The storytelling involving dormant "sleeper" Russian spies has been noticed for its resemblance to the recent case of those including one Anna Chapman as the "Cold War" and its paranoia might be making a comeback.
But, senseless action allows a straight-laced Jolie to initially offer an enigmatic presence even though the tagline "Who is Salt?" really is irrelevant for those attentive to the early sections of where her true affiliation lies.
007 afficianados will click into scenes of cruel interrogation in a North Korean jail, and, later, as the action begins to intensify, in an elevator with those knife-tipped shoes.
A multi-lingual Evelyn gets a chance to showcase her lissome side with the help of CIA boss Ted Winter (Liev Schreiber of Defiance) and paramour and soon husband (also well-known arachnologist) Mike (August Diehl of Inglourious Basterds). Jolie takes to the physical demands of a transformiing role very well, almost to the point where she can convincingly don a male disguise.
Kurt Wimmer's well-conceived, if silly script allows for Noyce (known for adapting Tom Clancy novels like Patriot Games) to tautly calibrate set pieces to Evelyn's mercurial, on-the-fly aplomb.

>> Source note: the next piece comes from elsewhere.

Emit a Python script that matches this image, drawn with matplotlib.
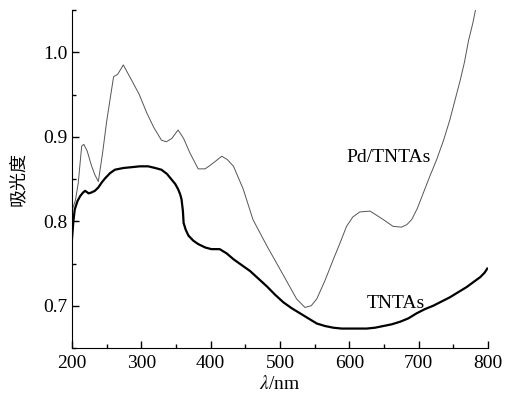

There are some daring dashes up to the midpoint after aging defector Orlov (Daniel Olbrychski) makes an announcement about Salt being activated to eliminate the Russian president (Olek Krupa) in New York City where the funeral of the American vice president is held (it's noted as 2011).
So, the cathedral at that memorial turns out some unexpected sparks, and later as things get more apocalyptic with more international intrigue, the White House becomes a crucial setting as the real villain (you'll probably guess it beforehand) is divulged.
Even though Salt may seem passe with some cheesy line-readings and effects, it manages to entertain with all of its propulsiveness and energy. Jolie and Olbrychski, a respected Polish thespian, make the most of their roles, while it's more about filling or type casting for Schreiber (not too different from Repo Men) and Chiwetel Ejiofor as dogged counterintelligence agent Peabody.
With all of the "precautions" taken on someone like Salt, grimness and vacuity go hand in hand as there is something inviting to someone who continues to make her pursuers look mediocre at best.